### Data shown ###

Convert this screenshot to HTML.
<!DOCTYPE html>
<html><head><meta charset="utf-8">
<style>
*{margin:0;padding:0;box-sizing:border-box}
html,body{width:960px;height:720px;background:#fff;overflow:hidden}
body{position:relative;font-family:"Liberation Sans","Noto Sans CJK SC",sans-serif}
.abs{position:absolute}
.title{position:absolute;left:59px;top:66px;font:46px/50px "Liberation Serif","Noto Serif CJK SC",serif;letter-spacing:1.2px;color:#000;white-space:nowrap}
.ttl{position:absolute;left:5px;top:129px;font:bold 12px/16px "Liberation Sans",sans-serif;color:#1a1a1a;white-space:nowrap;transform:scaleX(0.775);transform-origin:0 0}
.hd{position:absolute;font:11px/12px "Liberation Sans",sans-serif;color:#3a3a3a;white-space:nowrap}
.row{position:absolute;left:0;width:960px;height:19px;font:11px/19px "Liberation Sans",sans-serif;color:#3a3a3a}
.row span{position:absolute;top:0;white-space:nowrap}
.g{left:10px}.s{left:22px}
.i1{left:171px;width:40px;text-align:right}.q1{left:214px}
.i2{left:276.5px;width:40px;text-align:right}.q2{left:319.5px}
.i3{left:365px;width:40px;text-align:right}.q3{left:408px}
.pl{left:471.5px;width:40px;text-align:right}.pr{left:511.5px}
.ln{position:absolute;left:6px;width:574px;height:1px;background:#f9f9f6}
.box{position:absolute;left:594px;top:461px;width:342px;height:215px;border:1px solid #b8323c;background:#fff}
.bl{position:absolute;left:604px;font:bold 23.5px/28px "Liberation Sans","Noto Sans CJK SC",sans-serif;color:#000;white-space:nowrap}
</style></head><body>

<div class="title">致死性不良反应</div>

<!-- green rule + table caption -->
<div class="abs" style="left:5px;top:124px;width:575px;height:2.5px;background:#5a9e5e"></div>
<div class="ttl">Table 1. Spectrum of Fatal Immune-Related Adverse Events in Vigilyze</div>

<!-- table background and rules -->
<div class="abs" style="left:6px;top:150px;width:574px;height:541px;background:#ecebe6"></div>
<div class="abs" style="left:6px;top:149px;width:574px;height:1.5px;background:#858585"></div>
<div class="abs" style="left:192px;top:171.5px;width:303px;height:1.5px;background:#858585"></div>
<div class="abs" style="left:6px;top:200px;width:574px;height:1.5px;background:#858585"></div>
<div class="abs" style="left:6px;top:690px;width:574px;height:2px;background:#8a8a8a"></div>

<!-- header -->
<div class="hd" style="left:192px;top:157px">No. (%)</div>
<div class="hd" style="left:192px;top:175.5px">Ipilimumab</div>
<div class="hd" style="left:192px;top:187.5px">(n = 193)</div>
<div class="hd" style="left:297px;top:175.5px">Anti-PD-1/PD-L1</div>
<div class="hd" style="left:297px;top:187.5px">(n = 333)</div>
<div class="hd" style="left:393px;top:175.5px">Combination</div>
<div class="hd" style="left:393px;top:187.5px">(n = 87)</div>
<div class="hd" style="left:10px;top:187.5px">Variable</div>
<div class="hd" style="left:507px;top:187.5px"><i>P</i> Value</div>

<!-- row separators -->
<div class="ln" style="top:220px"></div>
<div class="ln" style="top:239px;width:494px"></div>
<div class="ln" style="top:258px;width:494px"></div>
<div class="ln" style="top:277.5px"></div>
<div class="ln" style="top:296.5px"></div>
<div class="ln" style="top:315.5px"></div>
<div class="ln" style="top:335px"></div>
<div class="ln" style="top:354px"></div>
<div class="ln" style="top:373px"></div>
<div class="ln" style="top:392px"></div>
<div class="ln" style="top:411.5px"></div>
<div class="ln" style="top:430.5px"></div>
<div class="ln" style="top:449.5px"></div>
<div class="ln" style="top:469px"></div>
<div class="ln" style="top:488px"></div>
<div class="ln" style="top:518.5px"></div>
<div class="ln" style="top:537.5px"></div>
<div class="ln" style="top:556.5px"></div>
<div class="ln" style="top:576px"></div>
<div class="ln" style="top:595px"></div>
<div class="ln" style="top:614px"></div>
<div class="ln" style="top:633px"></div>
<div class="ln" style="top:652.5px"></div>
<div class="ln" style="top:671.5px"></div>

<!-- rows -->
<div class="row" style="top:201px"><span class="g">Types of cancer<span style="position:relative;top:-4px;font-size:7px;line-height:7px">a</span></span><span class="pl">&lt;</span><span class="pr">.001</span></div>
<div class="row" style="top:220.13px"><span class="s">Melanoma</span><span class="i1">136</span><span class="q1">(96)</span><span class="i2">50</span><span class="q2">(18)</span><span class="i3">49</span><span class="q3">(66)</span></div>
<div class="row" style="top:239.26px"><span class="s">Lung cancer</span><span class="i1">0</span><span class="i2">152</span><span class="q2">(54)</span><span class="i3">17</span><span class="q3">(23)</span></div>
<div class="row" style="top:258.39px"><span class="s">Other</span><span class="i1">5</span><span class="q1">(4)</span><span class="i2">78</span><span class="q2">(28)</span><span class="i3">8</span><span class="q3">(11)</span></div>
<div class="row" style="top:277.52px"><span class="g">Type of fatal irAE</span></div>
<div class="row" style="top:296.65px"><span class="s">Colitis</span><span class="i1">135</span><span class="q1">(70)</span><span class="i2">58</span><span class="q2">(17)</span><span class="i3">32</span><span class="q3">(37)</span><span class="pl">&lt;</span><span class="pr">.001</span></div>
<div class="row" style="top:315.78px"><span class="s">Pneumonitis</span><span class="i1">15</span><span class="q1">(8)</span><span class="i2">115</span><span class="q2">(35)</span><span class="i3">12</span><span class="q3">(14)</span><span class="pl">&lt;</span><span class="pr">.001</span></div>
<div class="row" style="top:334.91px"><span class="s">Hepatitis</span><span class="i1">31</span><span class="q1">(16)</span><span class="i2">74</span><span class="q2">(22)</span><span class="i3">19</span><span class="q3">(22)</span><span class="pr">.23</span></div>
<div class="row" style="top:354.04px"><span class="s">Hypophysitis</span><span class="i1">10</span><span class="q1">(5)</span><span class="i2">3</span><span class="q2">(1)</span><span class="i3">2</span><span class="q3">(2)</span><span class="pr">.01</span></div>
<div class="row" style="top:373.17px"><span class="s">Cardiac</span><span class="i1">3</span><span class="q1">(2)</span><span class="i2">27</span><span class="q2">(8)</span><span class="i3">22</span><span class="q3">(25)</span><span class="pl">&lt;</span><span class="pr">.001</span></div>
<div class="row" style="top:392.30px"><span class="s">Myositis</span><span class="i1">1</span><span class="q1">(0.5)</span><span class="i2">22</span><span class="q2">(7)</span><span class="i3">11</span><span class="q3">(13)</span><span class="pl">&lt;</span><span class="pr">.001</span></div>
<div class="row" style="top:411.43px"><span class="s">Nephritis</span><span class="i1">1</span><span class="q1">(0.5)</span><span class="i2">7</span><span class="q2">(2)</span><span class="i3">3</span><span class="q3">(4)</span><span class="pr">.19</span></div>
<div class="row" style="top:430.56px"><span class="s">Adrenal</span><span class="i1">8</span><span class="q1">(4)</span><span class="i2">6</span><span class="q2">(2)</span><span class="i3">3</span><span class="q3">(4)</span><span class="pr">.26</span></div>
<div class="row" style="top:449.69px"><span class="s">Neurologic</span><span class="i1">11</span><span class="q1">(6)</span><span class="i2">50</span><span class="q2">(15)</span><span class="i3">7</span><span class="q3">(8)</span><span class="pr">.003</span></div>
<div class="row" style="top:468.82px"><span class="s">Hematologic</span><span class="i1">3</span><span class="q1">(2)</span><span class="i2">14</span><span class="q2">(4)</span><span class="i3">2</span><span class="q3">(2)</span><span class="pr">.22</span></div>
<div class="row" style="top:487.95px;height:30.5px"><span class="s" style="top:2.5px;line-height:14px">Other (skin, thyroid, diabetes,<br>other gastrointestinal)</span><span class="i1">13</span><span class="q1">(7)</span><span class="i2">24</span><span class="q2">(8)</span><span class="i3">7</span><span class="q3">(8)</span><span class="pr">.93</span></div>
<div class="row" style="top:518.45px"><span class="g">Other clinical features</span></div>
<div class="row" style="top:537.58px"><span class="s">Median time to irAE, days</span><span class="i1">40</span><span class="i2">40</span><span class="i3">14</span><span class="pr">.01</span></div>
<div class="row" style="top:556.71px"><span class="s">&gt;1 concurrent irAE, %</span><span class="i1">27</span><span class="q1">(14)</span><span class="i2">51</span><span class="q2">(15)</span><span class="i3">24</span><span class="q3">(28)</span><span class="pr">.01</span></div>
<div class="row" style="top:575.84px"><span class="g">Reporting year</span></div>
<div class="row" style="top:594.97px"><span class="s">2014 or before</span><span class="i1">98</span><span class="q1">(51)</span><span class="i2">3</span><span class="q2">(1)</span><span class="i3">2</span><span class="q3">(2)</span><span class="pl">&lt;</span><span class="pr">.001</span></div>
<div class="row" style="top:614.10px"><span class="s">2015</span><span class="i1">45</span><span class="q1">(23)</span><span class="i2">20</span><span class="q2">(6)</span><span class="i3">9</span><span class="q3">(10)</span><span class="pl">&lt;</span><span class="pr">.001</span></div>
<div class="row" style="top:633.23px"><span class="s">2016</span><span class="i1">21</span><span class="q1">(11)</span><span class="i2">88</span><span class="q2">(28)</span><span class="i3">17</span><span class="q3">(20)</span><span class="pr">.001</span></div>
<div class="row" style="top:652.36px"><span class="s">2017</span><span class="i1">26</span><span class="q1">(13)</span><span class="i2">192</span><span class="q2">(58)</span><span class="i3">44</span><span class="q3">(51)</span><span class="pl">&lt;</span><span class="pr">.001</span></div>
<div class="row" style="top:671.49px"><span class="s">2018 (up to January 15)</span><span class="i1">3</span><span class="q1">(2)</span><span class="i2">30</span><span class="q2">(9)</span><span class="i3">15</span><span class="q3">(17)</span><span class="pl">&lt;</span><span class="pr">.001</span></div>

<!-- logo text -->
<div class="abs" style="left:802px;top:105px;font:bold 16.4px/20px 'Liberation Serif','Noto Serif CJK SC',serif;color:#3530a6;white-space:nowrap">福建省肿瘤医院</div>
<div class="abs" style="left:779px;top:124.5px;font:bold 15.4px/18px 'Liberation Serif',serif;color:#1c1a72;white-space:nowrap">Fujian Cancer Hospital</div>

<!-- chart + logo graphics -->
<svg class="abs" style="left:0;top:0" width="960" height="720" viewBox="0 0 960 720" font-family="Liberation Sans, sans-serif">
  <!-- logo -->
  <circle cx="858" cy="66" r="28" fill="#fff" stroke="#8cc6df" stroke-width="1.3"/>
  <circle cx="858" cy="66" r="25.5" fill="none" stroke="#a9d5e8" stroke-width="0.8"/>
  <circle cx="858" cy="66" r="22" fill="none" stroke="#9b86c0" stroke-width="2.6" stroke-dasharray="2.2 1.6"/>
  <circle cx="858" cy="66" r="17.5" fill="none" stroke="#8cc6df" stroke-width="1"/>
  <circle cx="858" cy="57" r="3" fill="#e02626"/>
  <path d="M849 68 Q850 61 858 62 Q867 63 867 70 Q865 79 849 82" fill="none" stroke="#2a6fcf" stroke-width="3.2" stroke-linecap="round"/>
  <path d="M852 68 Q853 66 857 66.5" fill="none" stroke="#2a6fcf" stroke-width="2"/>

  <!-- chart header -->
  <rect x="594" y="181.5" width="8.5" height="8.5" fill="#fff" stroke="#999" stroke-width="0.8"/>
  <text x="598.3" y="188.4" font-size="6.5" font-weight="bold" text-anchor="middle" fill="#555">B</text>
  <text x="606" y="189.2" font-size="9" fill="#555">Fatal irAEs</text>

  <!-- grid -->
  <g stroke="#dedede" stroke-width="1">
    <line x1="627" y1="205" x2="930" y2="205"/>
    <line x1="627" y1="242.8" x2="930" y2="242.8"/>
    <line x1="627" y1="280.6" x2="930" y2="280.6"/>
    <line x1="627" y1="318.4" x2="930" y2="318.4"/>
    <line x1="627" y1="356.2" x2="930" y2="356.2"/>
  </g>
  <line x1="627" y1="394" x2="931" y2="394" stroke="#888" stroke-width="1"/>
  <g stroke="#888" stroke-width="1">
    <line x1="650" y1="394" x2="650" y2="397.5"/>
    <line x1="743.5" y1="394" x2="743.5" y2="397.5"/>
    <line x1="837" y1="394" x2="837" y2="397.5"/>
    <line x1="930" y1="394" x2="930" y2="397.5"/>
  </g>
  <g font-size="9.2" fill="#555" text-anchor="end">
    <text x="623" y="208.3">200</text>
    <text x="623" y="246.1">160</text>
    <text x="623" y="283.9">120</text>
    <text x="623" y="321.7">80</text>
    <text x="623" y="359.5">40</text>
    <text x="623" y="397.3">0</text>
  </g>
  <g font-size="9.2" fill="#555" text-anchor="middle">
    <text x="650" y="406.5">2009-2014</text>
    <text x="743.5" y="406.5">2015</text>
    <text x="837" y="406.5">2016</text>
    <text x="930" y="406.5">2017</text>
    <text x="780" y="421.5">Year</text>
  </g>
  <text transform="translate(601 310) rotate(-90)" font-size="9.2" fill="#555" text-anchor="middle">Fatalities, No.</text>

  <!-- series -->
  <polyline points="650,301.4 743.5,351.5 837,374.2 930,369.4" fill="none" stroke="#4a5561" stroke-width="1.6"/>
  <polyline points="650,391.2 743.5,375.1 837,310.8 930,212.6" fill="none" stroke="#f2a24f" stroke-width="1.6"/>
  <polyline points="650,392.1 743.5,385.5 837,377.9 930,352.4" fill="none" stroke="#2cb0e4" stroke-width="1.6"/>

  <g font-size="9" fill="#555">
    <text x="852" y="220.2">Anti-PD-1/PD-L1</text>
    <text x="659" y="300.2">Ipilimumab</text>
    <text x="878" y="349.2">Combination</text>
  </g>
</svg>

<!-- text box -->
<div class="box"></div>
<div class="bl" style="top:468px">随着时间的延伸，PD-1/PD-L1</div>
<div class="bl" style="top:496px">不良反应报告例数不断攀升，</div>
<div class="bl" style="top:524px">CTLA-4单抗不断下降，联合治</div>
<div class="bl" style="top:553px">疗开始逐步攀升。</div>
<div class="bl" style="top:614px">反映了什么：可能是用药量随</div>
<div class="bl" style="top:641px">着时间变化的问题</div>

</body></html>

###
### Data shown ###

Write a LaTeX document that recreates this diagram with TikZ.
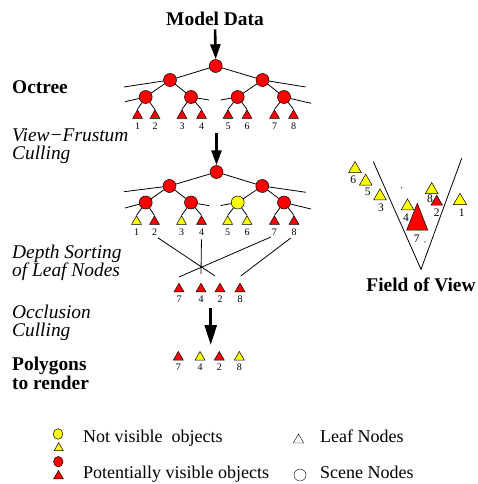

###
### Data shown ###

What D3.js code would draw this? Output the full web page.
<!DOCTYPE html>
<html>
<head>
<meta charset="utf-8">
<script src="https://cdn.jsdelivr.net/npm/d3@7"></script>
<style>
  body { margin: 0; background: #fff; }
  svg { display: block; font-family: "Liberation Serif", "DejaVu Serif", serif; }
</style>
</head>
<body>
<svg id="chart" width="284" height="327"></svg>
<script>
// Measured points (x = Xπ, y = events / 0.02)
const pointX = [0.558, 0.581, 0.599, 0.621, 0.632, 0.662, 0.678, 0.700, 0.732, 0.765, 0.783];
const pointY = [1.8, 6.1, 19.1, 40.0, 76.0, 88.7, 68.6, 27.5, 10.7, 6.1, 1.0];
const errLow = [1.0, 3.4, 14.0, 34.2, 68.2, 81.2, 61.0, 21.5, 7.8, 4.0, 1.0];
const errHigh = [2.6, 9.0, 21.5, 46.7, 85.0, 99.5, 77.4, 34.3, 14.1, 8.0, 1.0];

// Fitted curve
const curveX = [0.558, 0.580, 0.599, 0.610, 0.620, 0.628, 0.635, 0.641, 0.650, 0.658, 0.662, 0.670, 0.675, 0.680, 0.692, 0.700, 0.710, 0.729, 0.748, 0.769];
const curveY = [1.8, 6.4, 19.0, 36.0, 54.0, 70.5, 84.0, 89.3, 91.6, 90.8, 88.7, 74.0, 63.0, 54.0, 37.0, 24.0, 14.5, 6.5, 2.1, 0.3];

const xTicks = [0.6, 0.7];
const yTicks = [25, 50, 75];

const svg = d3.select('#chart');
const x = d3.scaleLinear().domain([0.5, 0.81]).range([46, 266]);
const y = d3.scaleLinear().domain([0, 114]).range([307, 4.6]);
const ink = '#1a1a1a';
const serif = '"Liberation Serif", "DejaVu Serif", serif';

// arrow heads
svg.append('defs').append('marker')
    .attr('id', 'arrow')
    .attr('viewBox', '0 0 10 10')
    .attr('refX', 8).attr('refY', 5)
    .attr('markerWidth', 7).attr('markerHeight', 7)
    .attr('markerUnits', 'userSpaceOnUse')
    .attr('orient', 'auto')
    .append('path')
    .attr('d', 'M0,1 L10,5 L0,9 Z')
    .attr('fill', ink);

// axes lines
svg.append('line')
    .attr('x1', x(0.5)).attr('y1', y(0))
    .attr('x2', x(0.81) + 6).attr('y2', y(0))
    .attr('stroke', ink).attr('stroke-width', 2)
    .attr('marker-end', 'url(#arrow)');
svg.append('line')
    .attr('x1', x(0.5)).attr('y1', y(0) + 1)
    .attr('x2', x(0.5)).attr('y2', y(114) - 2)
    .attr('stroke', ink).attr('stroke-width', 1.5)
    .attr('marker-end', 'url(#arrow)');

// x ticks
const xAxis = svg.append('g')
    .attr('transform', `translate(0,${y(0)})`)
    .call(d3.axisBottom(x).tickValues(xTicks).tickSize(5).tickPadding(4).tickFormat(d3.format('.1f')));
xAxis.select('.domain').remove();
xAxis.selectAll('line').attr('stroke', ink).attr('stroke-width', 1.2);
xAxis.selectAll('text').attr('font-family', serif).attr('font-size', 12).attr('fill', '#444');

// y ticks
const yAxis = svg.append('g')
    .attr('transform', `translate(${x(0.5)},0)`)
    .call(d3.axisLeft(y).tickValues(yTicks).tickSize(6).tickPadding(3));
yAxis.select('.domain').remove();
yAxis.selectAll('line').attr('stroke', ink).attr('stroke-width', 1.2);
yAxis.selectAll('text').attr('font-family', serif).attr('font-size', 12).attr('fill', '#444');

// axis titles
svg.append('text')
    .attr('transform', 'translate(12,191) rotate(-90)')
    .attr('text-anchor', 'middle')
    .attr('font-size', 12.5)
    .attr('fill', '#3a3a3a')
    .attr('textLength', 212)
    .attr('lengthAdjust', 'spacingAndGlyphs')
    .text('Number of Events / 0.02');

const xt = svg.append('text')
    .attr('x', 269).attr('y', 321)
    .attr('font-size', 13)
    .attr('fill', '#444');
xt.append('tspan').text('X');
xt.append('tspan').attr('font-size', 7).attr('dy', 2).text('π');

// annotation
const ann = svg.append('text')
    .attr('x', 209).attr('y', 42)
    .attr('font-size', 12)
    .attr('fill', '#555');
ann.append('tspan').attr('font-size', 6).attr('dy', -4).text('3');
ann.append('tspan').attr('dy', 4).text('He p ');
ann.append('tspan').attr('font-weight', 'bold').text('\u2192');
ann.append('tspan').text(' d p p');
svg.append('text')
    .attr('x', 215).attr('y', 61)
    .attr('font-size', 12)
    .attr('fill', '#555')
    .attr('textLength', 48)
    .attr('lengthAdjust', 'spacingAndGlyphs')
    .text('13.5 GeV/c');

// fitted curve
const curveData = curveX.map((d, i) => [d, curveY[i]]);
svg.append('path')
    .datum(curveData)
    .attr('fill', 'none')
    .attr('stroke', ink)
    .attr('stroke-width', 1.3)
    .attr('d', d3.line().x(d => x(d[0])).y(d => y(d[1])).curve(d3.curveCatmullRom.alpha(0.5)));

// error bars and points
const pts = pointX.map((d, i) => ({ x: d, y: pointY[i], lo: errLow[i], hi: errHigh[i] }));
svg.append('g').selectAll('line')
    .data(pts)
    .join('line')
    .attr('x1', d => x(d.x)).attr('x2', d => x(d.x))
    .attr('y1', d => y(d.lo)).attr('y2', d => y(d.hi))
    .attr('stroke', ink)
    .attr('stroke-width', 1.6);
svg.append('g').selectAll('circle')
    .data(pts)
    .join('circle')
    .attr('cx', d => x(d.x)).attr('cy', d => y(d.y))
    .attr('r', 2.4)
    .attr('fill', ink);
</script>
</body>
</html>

###

# [Prompt]
The line with "What D3.js code" marks the start and the line with "const yTicks = [25, 50, 75];" marks the end; transcribe every line in that stretch, unchanged.

# [Written reply]
What D3.js code would draw this? Output the full web page.
<!DOCTYPE html>
<html>
<head>
<meta charset="utf-8">
<script src="https://cdn.jsdelivr.net/npm/d3@7"></script>
<style>
  body { margin: 0; background: #fff; }
  svg { display: block; font-family: "Liberation Serif", "DejaVu Serif", serif; }
</style>
</head>
<body>
<svg id="chart" width="284" height="327"></svg>
<script>
// Measured points (x = Xπ, y = events / 0.02)
const pointX = [0.558, 0.581, 0.599, 0.621, 0.632, 0.662, 0.678, 0.700, 0.732, 0.765, 0.783];
const pointY = [1.8, 6.1, 19.1, 40.0, 76.0, 88.7, 68.6, 27.5, 10.7, 6.1, 1.0];
const errLow = [1.0, 3.4, 14.0, 34.2, 68.2, 81.2, 61.0, 21.5, 7.8, 4.0, 1.0];
const errHigh = [2.6, 9.0, 21.5, 46.7, 85.0, 99.5, 77.4, 34.3, 14.1, 8.0, 1.0];

// Fitted curve
const curveX = [0.558, 0.580, 0.599, 0.610, 0.620, 0.628, 0.635, 0.641, 0.650, 0.658, 0.662, 0.670, 0.675, 0.680, 0.692, 0.700, 0.710, 0.729, 0.748, 0.769];
const curveY = [1.8, 6.4, 19.0, 36.0, 54.0, 70.5, 84.0, 89.3, 91.6, 90.8, 88.7, 74.0, 63.0, 54.0, 37.0, 24.0, 14.5, 6.5, 2.1, 0.3];

const xTicks = [0.6, 0.7];
const yTicks = [25, 50, 75];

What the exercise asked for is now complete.